Dowell was one of 17 Wake Forest University graduates who became novelists, journalists, screenwriters, poets and biographers who spent time Friday with students in elementary, middle and high schools in Winston-Salem/Forsyth County Schools. Dowell, the author of 12 novels aimed at children ages 9 to 12, said she was delighted to be able to spend time with the students at Cook.

“These are my people,” Dowell said. “This is who I write for. It’s fun to hang out with them…These guys are amazing.”

The writers were in town to participate in Words Awake! A Celebration of Wake Forest Writers and Writing. Dowell, who lives in Durham, graduated from Wake Forest in 1986. Other visiting writers included Laura Elliott, the author of such young-adult historical novels as A Trouble Peace, and Malcolm Jones, a book critic for Newsweek. Jones, who graduated from Reynolds High School, talked to students there, and Elliott dropped by Northwest Middle School

Dowell covered such topics as the importance of revisions (“no writer writes a good first draft”), how to come up with names for characters (walk around old graveyards and look at headstones) and what people attending awards banquets in New York wear (black).
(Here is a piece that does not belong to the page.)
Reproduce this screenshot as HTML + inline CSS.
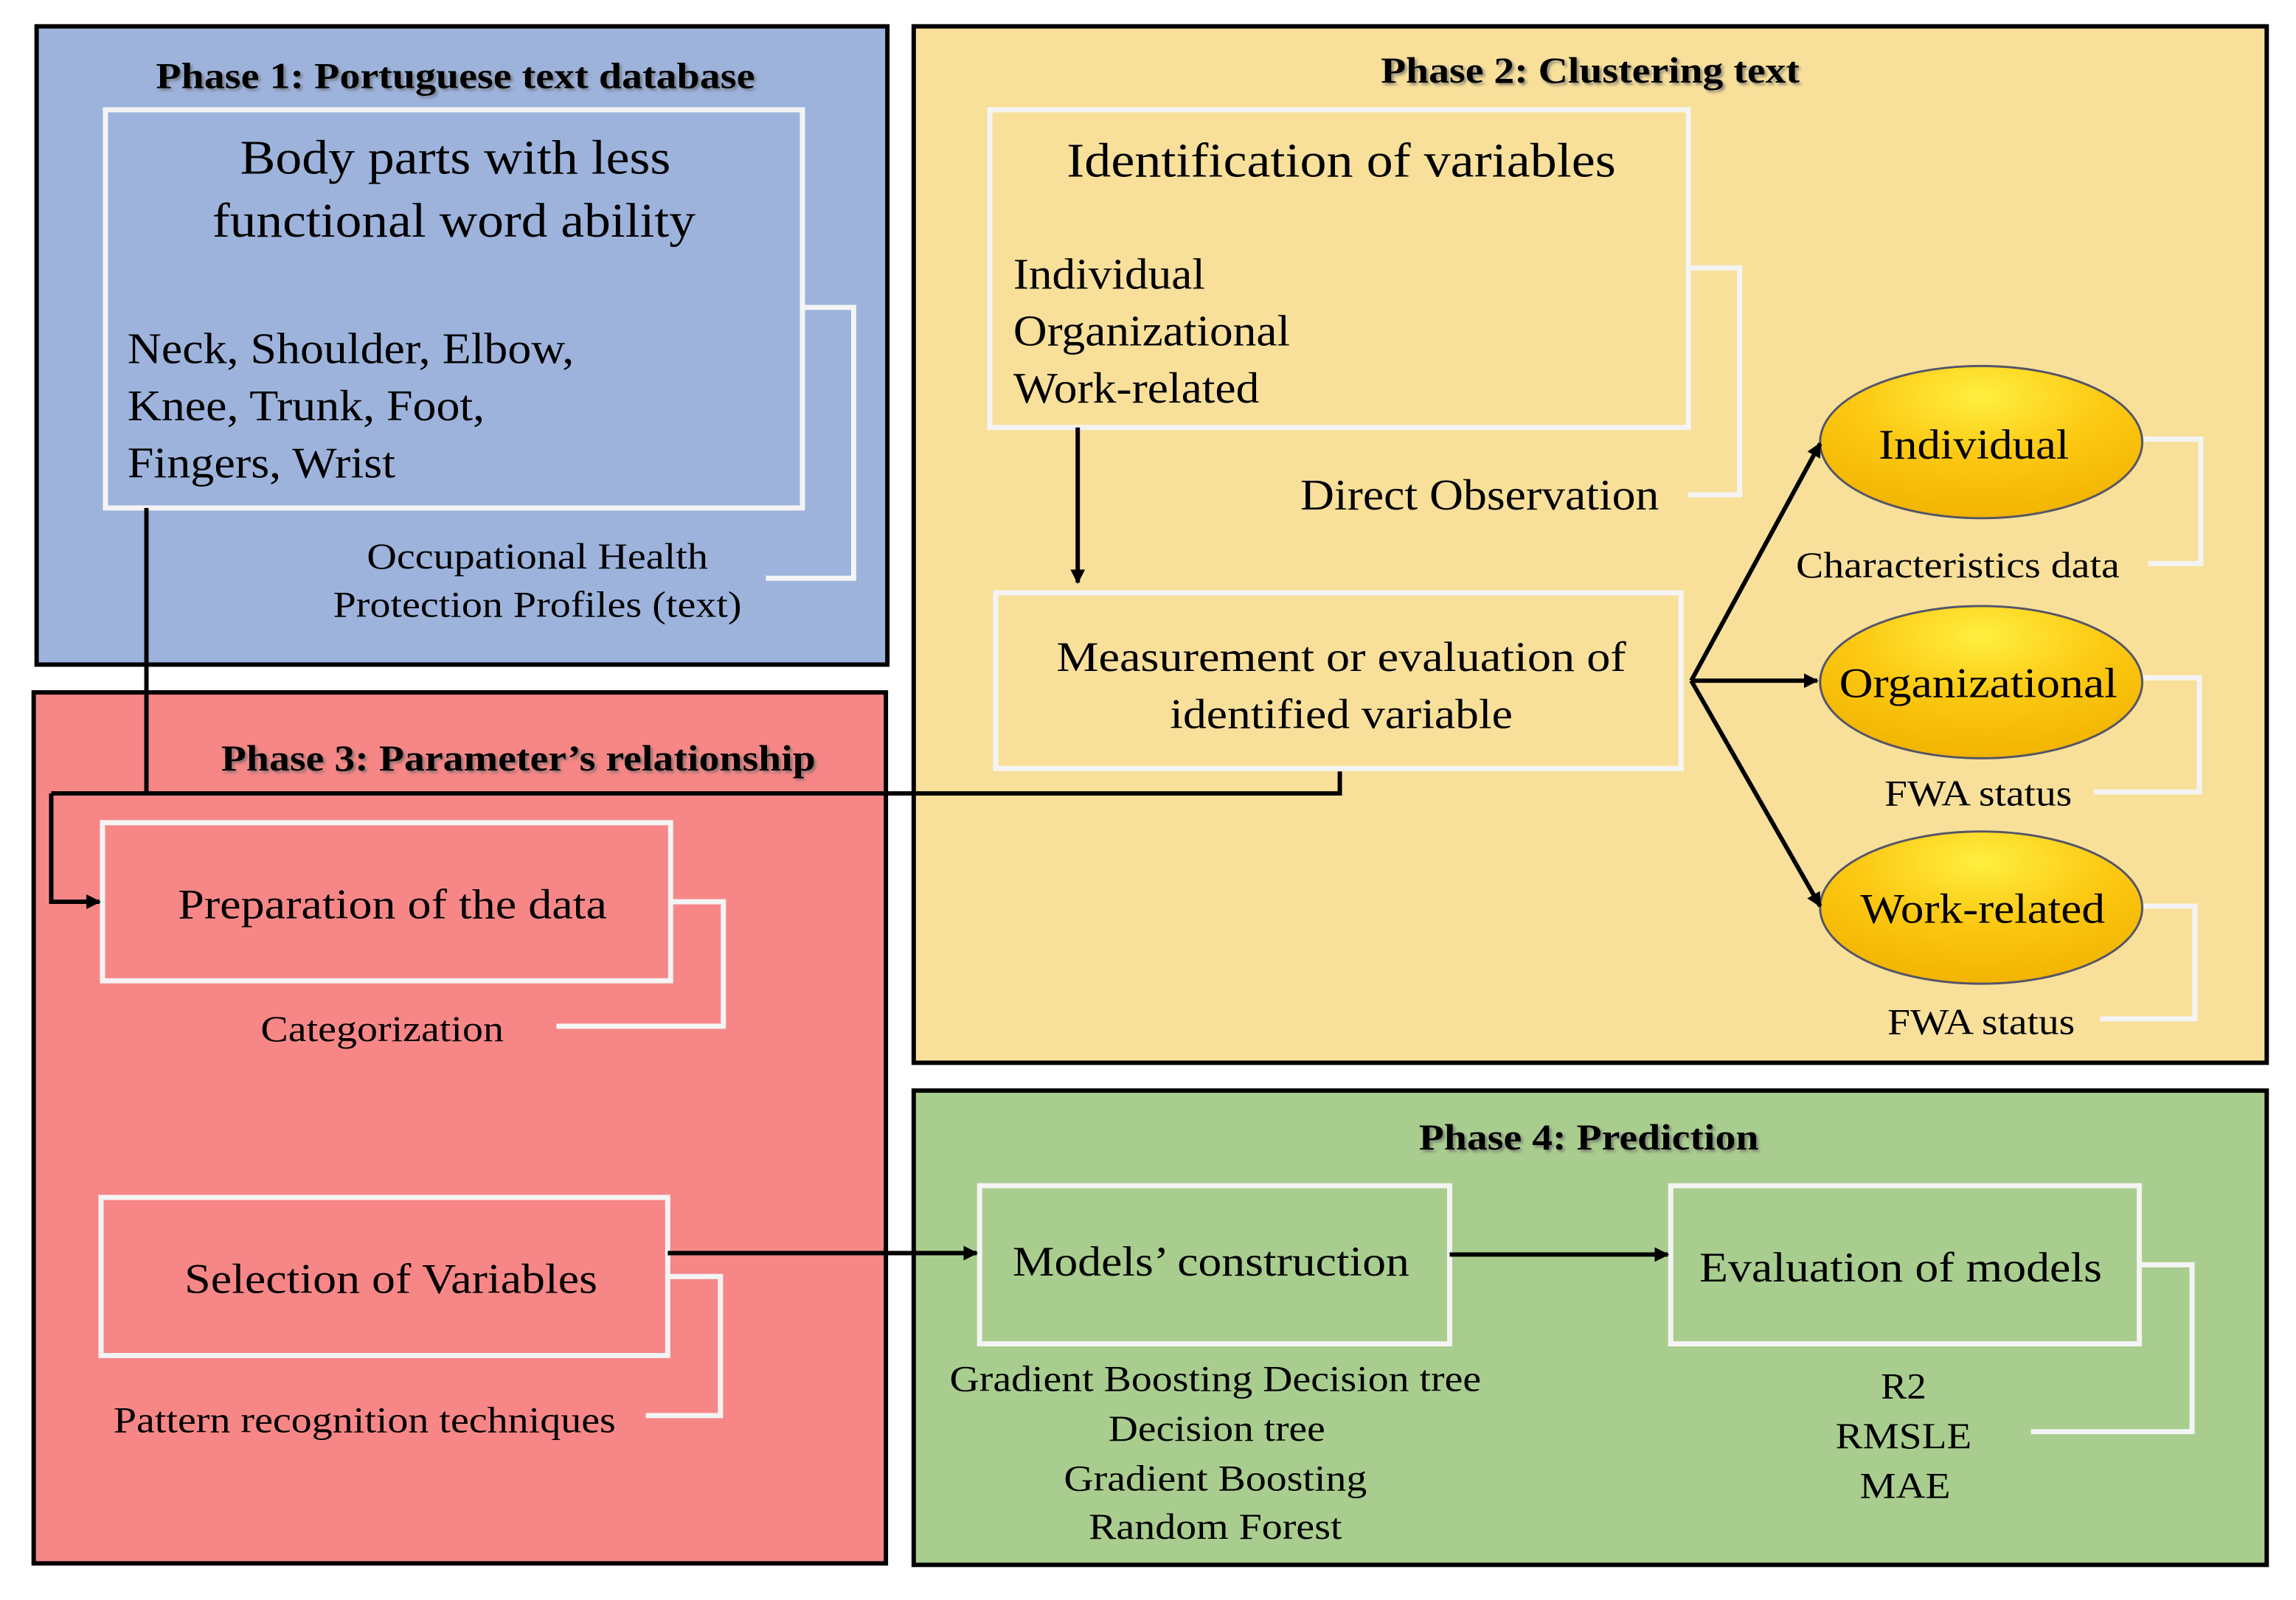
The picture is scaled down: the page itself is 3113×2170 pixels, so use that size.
<!DOCTYPE html>
<html><head><meta charset="utf-8"><style>html,body{margin:0;padding:0;background:#fff}svg{display:block}</style></head><body>
<svg width="3113" height="2170" viewBox="0 0 1568 1093" preserveAspectRatio="none" xmlns="http://www.w3.org/2000/svg" font-family="'Liberation Serif', serif">
<defs>
<marker id="ah" markerWidth="10" markerHeight="10" refX="9" refY="5" orient="auto" markerUnits="userSpaceOnUse"><path d="M0,0 L10,5 L0,10 Z" fill="#000"/></marker>
<radialGradient id="eg" cx="50%" cy="20%" r="80%"><stop offset="0" stop-color="#ffef40"/><stop offset="0.5" stop-color="#fcc812"/><stop offset="1" stop-color="#f2b400"/></radialGradient>
<filter id="sh"><feDropShadow dx="1.5" dy="1.5" stdDeviation="1" flood-color="#666" flood-opacity="0.7"/></filter>
</defs>
<rect x="25" y="18" width="581" height="436" fill="#9db3dc" stroke="#000" stroke-width="3"/>
<rect x="624" y="18" width="924" height="708" fill="#f8e09b" stroke="#000" stroke-width="3"/>
<rect x="23" y="473" width="582" height="595" fill="#f78787" stroke="#000" stroke-width="3"/>
<rect x="624" y="745" width="924" height="324" fill="#a9cd8e" stroke="#000" stroke-width="3"/>
<g fill="none" stroke="#f4f4f4" stroke-width="3.5">
<rect x="72" y="75" width="476" height="272"/>
<rect x="676" y="75" width="477" height="217"/>
<rect x="680" y="405" width="468" height="120"/>
<rect x="70" y="562" width="388" height="108"/>
<rect x="69" y="818" width="387" height="108"/>
<rect x="669" y="810" width="321" height="108"/>
<rect x="1141" y="810" width="320" height="108"/>
<polyline points="548,210 583,210 583,395 523,395"/>
<polyline points="1153,183 1188,183 1188,338 1153,338"/>
<polyline points="1463,300 1503,300 1503,385 1467,385"/>
<polyline points="1463,463 1502,463 1502,541 1430,541"/>
<polyline points="1463,619 1499,619 1499,696 1434,696"/>
<polyline points="458,616 494,616 494,701 380,701"/>
<polyline points="456,872 492,872 492,967 441,967"/>
<polyline points="1461,864 1497,864 1497,978 1387,978"/>
</g>
<g fill="url(#eg)" stroke="#556" stroke-width="1.5">
<ellipse cx="1353" cy="302" rx="110" ry="52"/>
<ellipse cx="1353" cy="466" rx="110" ry="52"/>
<ellipse cx="1353" cy="620" rx="110" ry="52"/>
</g>
<g fill="none" stroke="#000" stroke-width="3">
<polyline points="100,347 100,542"/>
<polyline points="35,542 915,542 915,527"/>
<polyline points="35,542 35,616 68,616" marker-end="url(#ah)"/>
<line x1="736" y1="292" x2="736" y2="398" marker-end="url(#ah)"/>
<line x1="1155" y1="465" x2="1243" y2="303" marker-end="url(#ah)"/>
<line x1="1155" y1="465" x2="1241" y2="465" marker-end="url(#ah)"/>
<line x1="1155" y1="465" x2="1243" y2="619" marker-end="url(#ah)"/>
<line x1="456" y1="856" x2="667" y2="856" marker-end="url(#ah)"/>
<line x1="990" y1="857" x2="1139" y2="857" marker-end="url(#ah)"/>
</g>
<g font-weight="bold" font-size="25" text-anchor="middle" dominant-baseline="central" filter="url(#sh)" lengthAdjust="spacingAndGlyphs">
<text x="311" y="52" textLength="409" lengthAdjust="spacingAndGlyphs">Phase 1: Portuguese text database</text>
<text x="1086" y="48" textLength="286" lengthAdjust="spacingAndGlyphs">Phase 2: Clustering text</text>
<text x="354" y="518" textLength="406" lengthAdjust="spacingAndGlyphs">Phase 3: Parameter’s relationship</text>
<text x="1085" y="777" textLength="232" lengthAdjust="spacingAndGlyphs">Phase 4: Prediction</text>
</g>
<g dominant-baseline="central" fill="#000">
<g font-size="33" text-anchor="middle"><text x="311" y="108" textLength="294" lengthAdjust="spacingAndGlyphs">Body parts with less</text><text x="310" y="151" textLength="330" lengthAdjust="spacingAndGlyphs">functional word ability</text>
<text x="916" y="110" textLength="375" lengthAdjust="spacingAndGlyphs">Identification of variables</text></g>
<g font-size="30"><text x="87" y="238" textLength="305" lengthAdjust="spacingAndGlyphs">Neck, Shoulder, Elbow,</text><text x="87" y="277" textLength="244" lengthAdjust="spacingAndGlyphs">Knee, Trunk, Foot,</text><text x="87" y="316" textLength="183" lengthAdjust="spacingAndGlyphs">Fingers, Wrist</text>
<text x="692" y="187" textLength="131" lengthAdjust="spacingAndGlyphs">Individual</text><text x="692" y="226" textLength="189" lengthAdjust="spacingAndGlyphs">Organizational</text><text x="692" y="265" textLength="168" lengthAdjust="spacingAndGlyphs">Work-related</text>
<text x="888" y="338" textLength="245" lengthAdjust="spacingAndGlyphs">Direct Observation</text></g>
<g font-size="29" text-anchor="middle">
<text x="916" y="449" textLength="389" lengthAdjust="spacingAndGlyphs">Measurement or evaluation of</text><text x="916" y="488" textLength="234" lengthAdjust="spacingAndGlyphs">identified variable</text>
<text x="1348" y="304" textLength="130" lengthAdjust="spacingAndGlyphs">Individual</text><text x="1351" y="467" textLength="190" lengthAdjust="spacingAndGlyphs">Organizational</text><text x="1354" y="621" textLength="167" lengthAdjust="spacingAndGlyphs">Work-related</text>
<text x="268" y="618" textLength="293" lengthAdjust="spacingAndGlyphs">Preparation of the data</text>
<text x="267" y="874" textLength="282" lengthAdjust="spacingAndGlyphs">Selection of Variables</text>
<text x="827" y="862" textLength="271" lengthAdjust="spacingAndGlyphs">Models’ construction</text>
<text x="1298" y="866" textLength="275" lengthAdjust="spacingAndGlyphs">Evaluation of models</text></g>
<g font-size="25" text-anchor="middle">
<text x="367" y="380" textLength="233" lengthAdjust="spacingAndGlyphs">Occupational Health</text><text x="367" y="413" textLength="279" lengthAdjust="spacingAndGlyphs">Protection Profiles (text)</text>
<text x="1337" y="386" textLength="221" lengthAdjust="spacingAndGlyphs">Characteristics data</text>
<text x="1351" y="542" textLength="128" lengthAdjust="spacingAndGlyphs">FWA status</text><text x="1353" y="698" textLength="128" lengthAdjust="spacingAndGlyphs">FWA status</text>
<text x="261" y="703" textLength="166" lengthAdjust="spacingAndGlyphs">Categorization</text>
<text x="249" y="970" textLength="343" lengthAdjust="spacingAndGlyphs">Pattern recognition techniques</text>
<text x="830" y="942" textLength="363" lengthAdjust="spacingAndGlyphs">Gradient Boosting Decision tree</text><text x="831" y="976" textLength="148" lengthAdjust="spacingAndGlyphs">Decision tree</text><text x="830" y="1010" textLength="207" lengthAdjust="spacingAndGlyphs">Gradient Boosting</text><text x="830" y="1043" textLength="173" lengthAdjust="spacingAndGlyphs">Random Forest</text>
<text x="1300" y="947" textLength="31" lengthAdjust="spacingAndGlyphs">R2</text><text x="1300" y="981" textLength="93" lengthAdjust="spacingAndGlyphs">RMSLE</text><text x="1301" y="1015" textLength="62" lengthAdjust="spacingAndGlyphs">MAE</text></g>
</g>
</svg>
</body></html>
Dowell earned a laugh from students when she told them about arriving at an awards banquet in New York wearing a pink, flowered dress, only to discover to her dismay that it seemed as if everyone else had dressed in black. She opened her acceptance speech by saying, “I’m from North Carolina and we’re allowed to wear pink.”

The 25 or so students had read Dovey Coe beforehand so they had plenty of knowledgeable questions and thoughts about the action and characters’ motivations. Student Shydae Coleman said she liked the book’s message.

“They will always stay together as a family,” said Sydae, who would like to write a book someday about a girl who is scared on the first day of school.

When asked what he learned from Dowell’s visit, student Dmondrea Williams said it was the importance of believing in yourself. “You can do anything you want to do if you keep trying and don’t stop,” said Dmondrea, who plans to write a novel with a super villain, a super hero and a ghost.

Jaeshaune’ - who would like to write a book about a short boy who, after a magician makes him extra tall, wishes that he was small again - came away with the understanding that, if you want to be a writer, “you have to keep going.”

Dovey Coe certainly serves as an excellent example of the importance of patience and sticking with something. The main character and first line for the book came to Dowell in 1994 while she was driving near Boone. She went home, started writing and completed the first draft in a couple of weeks. But the manuscript spent considerable time in a drawer and went through many revisions before it appeared in print in 2000.

When Dowell asked the students what careers they plan to pursue, the answers included nurse, fashion designer, lawyer and crime-scene investigator. Many are considering multiple options. Although he is only in the fifth grade, Corey Hamer is already thinking about writing his autobiography. If becoming a writer doesn’t work out, he plans to become an engineer or a secret agent for the President of the United States.

“I have two back-up plans,” Corey said.